What is the Face Recognition Vendor Test program?

It’s a core algorithm test of face-recognition capabilities. Part one looked at one-to-one verification accuracy: How well can algorithms take two images and tell you if they are the same person or not? An application would be like your phone: When you go to open your phone, if you’re using face recognition, you present your face to the phone. It says, “Are you the person that can access this phone or not?”

Then part two looked at one-to-many identification. That’s searching against a gallery of unknown images. And if there is a match in the gallery, can the algorithm return that accurately? One-to-many searches, you can do to access control to a facility: Ideally, someone would walk in, present their biometric. It would be compared to those that are allowed access, and then they would automatically be granted access. It’s also used by law enforcement—searching, potentially, a criminal database to find out if someone’s in that database or not. What I would point out with that one is that everything that comes back to that, from the algorithm, typically goes to a human review.

And then this part three is looking at demographic differentials for both one-to-one and one-to-many applications [to see if] the algorithms perform differently across different demographics in the data set.

What were the results in part three?

What we report are two types of errors: false positives and false negatives. A false positive is when an algorithm says that two photos are the same person when, in fact, they’re not. A false negative is when an algorithm says two photos are not the same person, when, in fact, they are. If you’re trying to access your phone, and you present your face, and it doesn’t give you access, that’s a false negative. In that case, it’s maybe an inconvenience—you can present a second time, and then you get access to your phone. And a false positive, if you’re doing access control to a facility, it’s a concern to the system owner because a false positive would allow people into the facility who shouldn’t be allowed. And then if you get into the law-enforcement perspective, it’s putting candidates on a list who possibly shouldn’t be on it.

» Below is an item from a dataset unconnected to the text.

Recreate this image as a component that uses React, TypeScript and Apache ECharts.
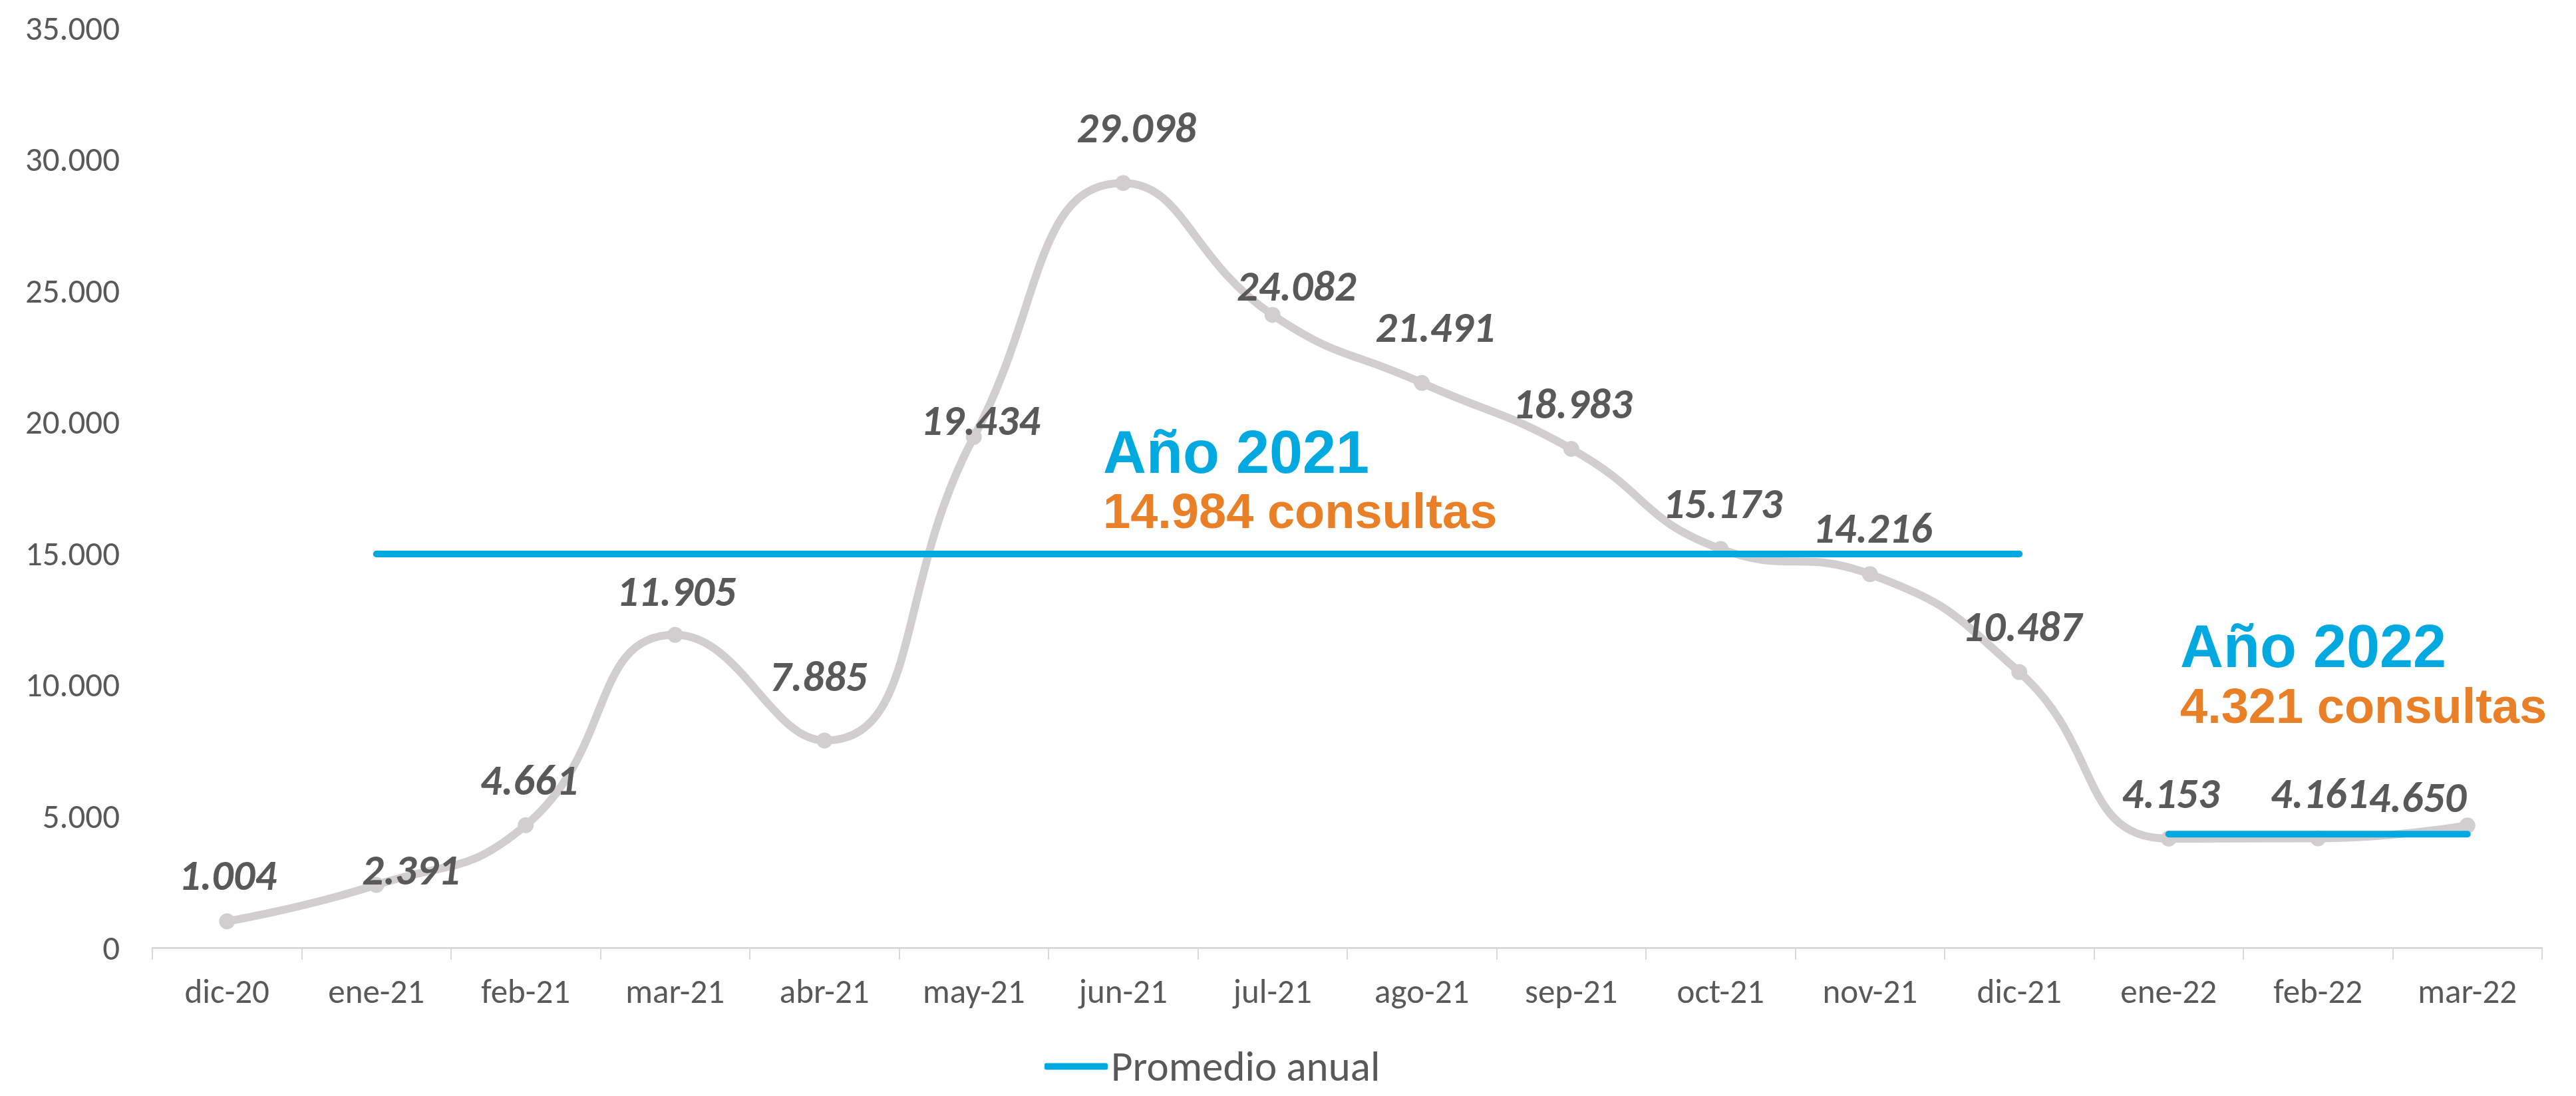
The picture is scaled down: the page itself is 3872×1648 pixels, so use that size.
import React, { useEffect, useRef } from "react";
import * as echarts from "echarts";

const categories = ["dic-20", "ene-21", "feb-21", "mar-21", "abr-21", "may-21", "jun-21", "jul-21", "ago-21", "sep-21", "oct-21", "nov-21", "dic-21", "ene-22", "feb-22", "mar-22"];
const consultas = [1004, 2391, 4661, 11905, 7885, 19434, 29098, 24082, 21491, 18983, 15173, 14216, 10487, 4153, 4161, 4650];
const promedio2021 = [null, 14984, 14984, 14984, 14984, 14984, 14984, 14984, 14984, 14984, 14984, 14984, 14984, null, null, null];
const promedio2022 = [null, null, null, null, null, null, null, null, null, null, null, null, null, 4321, 4321, 4321];
const yMax = 35000;
const yInterval = 5000;

// label placement (layout only)
const labelOffsets = [
  [1, -69], [52, -23], [5, -68], [2, -66], [-9, -96], [10, -25], [20, -83], [36, -43],
  [20, -84], [2, -68], [3, -68], [4, -69], [4, -69], [3, -68], [2, -68], [-75, -42],
];

const fmt = (v: number) => String(v).replace(/\B(?=(\d{3})+(?!\d))/g, ".");

const FONT = "'Carlito', 'Liberation Sans', Arial, sans-serif";
const HEAD_FONT = "'Liberation Sans', Arial, sans-serif";
const BLUE = "#00AAE1";
const ORANGE = "#E97F26";
const GREY_TXT = "#595959";

export default function App() {
  const ref = useRef<HTMLDivElement>(null);
  useEffect(() => {
    if (!ref.current) return;
    const chart = echarts.init(ref.current, undefined, { renderer: "svg" });
    chart.setOption({
      animation: false,
      backgroundColor: "#ffffff",
      grid: { left: 229, right: 51, top: 42, bottom: 223, containLabel: false },
      legend: {
        data: ["Promedio anual"],
        left: 1570,
        top: 1572,
        padding: 0,
        icon: "roundRect",
        itemWidth: 95,
        itemHeight: 10,
        textStyle: { fontFamily: FONT, fontSize: 63, lineHeight: 60, color: GREY_TXT },
      },
      xAxis: {
        type: "category",
        data: categories,
        boundaryGap: true,
        axisLine: { lineStyle: { color: "#D9D9D9", width: 3 } },
        axisTick: { show: true, length: 18, lineStyle: { color: "#D9D9D9", width: 2 } },
        axisLabel: { fontFamily: FONT, fontSize: 51, color: GREY_TXT, margin: 40, interval: 0 },
      },
      yAxis: {
        type: "value",
        min: 0,
        max: yMax,
        interval: yInterval,
        splitLine: { show: false },
        axisLine: { show: false },
        axisTick: { show: false },
        axisLabel: { fontFamily: FONT, fontSize: 51, color: GREY_TXT, margin: 49, formatter: (v: number) => fmt(v) },
      },
      series: [
        {
          name: "Consultas",
          type: "line",
          data: consultas.map((v, i) => ({
            value: v,
            label: { offset: labelOffsets[i] },
          })),
          smooth: 0.5,
          symbol: "circle",
          symbolSize: 24,
          itemStyle: { color: "#D0CECE" },
          lineStyle: { color: "#D0CECE", width: 12 },
          label: {
            show: true,
            position: "inside",
            fontFamily: FONT,
            fontSize: 64,
            fontWeight: "bold",
            fontStyle: "italic",
            color: GREY_TXT,
            formatter: (p: any) => fmt(p.value),
          },
          z: 2,
        },
        {
          name: "Promedio anual",
          type: "line",
          data: promedio2021,
          showSymbol: false,
          symbol: "none",
          itemStyle: { color: BLUE },
          lineStyle: { color: BLUE, width: 10, cap: "round" },
          z: 3,
        },
        {
          name: "Promedio anual",
          type: "line",
          data: promedio2022,
          showSymbol: false,
          symbol: "none",
          itemStyle: { color: BLUE },
          lineStyle: { color: BLUE, width: 10, cap: "round" },
          z: 3,
        },
      ],
      graphic: [
        { type: "text", left: 1658, top: 673 - 38, style: { text: "Año 2021", fill: BLUE, font: `bold 90px ${HEAD_FONT}`, lineHeight: 76 } },
        { type: "text", left: 1658, top: 762 - 31, style: { text: "14.984 consultas", fill: ORANGE, font: `bold 74px ${HEAD_FONT}`, lineHeight: 62 } },
        { type: "text", left: 3277, top: 965 - 38, style: { text: "Año 2022", fill: BLUE, font: `bold 90px ${HEAD_FONT}`, lineHeight: 76 } },
        { type: "text", left: 3277, top: 1055 - 31, style: { text: "4.321 consultas", fill: ORANGE, font: `bold 74px ${HEAD_FONT}`, lineHeight: 62 } },
      ],
    });
    return () => chart.dispose();
  }, []);
  return <div ref={ref} style={{ position: "fixed", left: 0, top: 0, width: 3872, height: 1648 }} />;
}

One of the things we found is that the majority of the algorithms submitted exhibit some level of demographic differential. We found that false positives are generally higher than the false negatives. They exist on some level across most algorithms but actually not all of them. In one-to-one, there’s a really broad performance. Some algorithms have significant—up to 100 times—more errors in certain demographics versus others. And that’s kind of the worst case. But there’s also the lower end [of errors] where algorithms perform better. So the real point here is there’s really a broad variance in performance. We strongly encourage everyone to know your algorithm, know your data and know your application when making decisions.

Algorithms developed in Asian countries seemed to fare better with nonwhite faces. What did the report say about that?

What, specifically, it was talking about there was that algorithms developed in Asian countries didn’t have the demographic differentials for Asian faces. And what that indicates is there’s some promise that data that the algorithms train with could improve these performances. We don’t know, specifically, what the algorithm was trained on. We’re just making some level of assumption that the ones in Asian countries are trained with more Asian faces than most of the other algorithms.

So why haven’t developers in the U.S. trained their algorithms on more diverse faces?

When you get into these deep-learning and convolutional neural networks, you need large amounts of data and access to those data. That may not be trivial.

Where did NIST obtain photographs and data for these tests?

We have other agency sponsors that provide large volumes of anonymous operational data. In this particular test, we have four data sets. We have domestic mug-shot images that the FBI provided, application photos for immigration benefits, visa-application photos the Department of State provided and border-crossing photos for travelers entering the U.S. from [the Department of Homeland Security]. And, I would point out, those data go through human-subject review and legal review and privacy review before they’re shared with NIST.

These are very large volumes of data. In this case, it was about a little more than 18 million images of a little more than eight million subjects that allowed us to do this testing. And those data come with various metadata—such as, for the FBI mug shots, their race category was black or white. And we can use those metadata, then, to do these demographic-differential analyses. For the Department of Homeland Security data, we had country of birth, and we use that as a proxy for race, where we could divide the data into basically seven different categories of regions around the world. Then we also get age and sex with most of the data, which allows us to do this analysis.

Those data are sequestered here in the U.S., where we do not share them. What we do is we develop an [application program interface (API)] to drive the test. So we own all the hardware here at NIST. We compile the driver on this end, and it links to their software, and then we run it on our hardware. That API is just about controlling how the load gets distributed across our hardware—how we access the images. So it’s about control of the test on this—control of the data, too.